Die Regisseurin Nora Fingscheidt erzählt in „Systemsprenger“ von einem Mädchen, dessen
extremes Verhalten auch professionelle Betreuer der Jugendfürsorge
überfordert. Damit
gewann die Filmemacherin bei der „Berlinale“ 2019 den
„Silbernen Bären“; der Film ist auch als deutscher Beitrag für den
„Oscar“ nominiert. Ein Gespräch über extreme Zustände und was sie über die Gesellschaft verraten.

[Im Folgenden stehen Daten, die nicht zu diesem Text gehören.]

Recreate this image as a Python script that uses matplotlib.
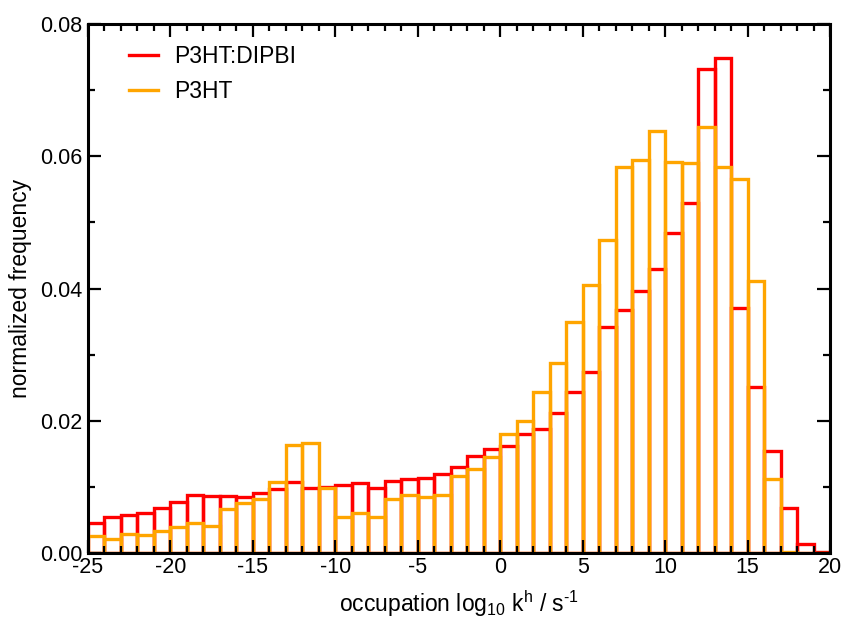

„Systemsprenger“ erzählt von einem Mädchen, das wegen
seiner Aggressivität von der Mutter zu Kinder- und Jugendhilfe-Einrichtungen
und dann zu einer Pflegefamilie weitergereicht wird. Wie kamen Sie auf den Titel
„Systemsprenger“?
Nora Fingscheidt: Ich bin das erste Mal während der Dreharbeiten für
einen Dokumentarfilm in Stuttgart mit diesem Begriff konfrontiert worden. Da
haben wir ein Jahr lang ein Heim für wohnungslose Frauen begleitet. Eines Tages
zog dort ein 14-jähriges Mädchen ein, was mich total schockiert hat. Die Sozialarbeiterin
sagte nur: „Ach, die Systemsprenger! Die können wir an ihrem 14.
Geburtstag aufnehmen!“ Für mich ist das ein Wort, das extrem kraftvoll klingt
und gleichzeitig etwas wahnsinnig Tragisches beschreibt.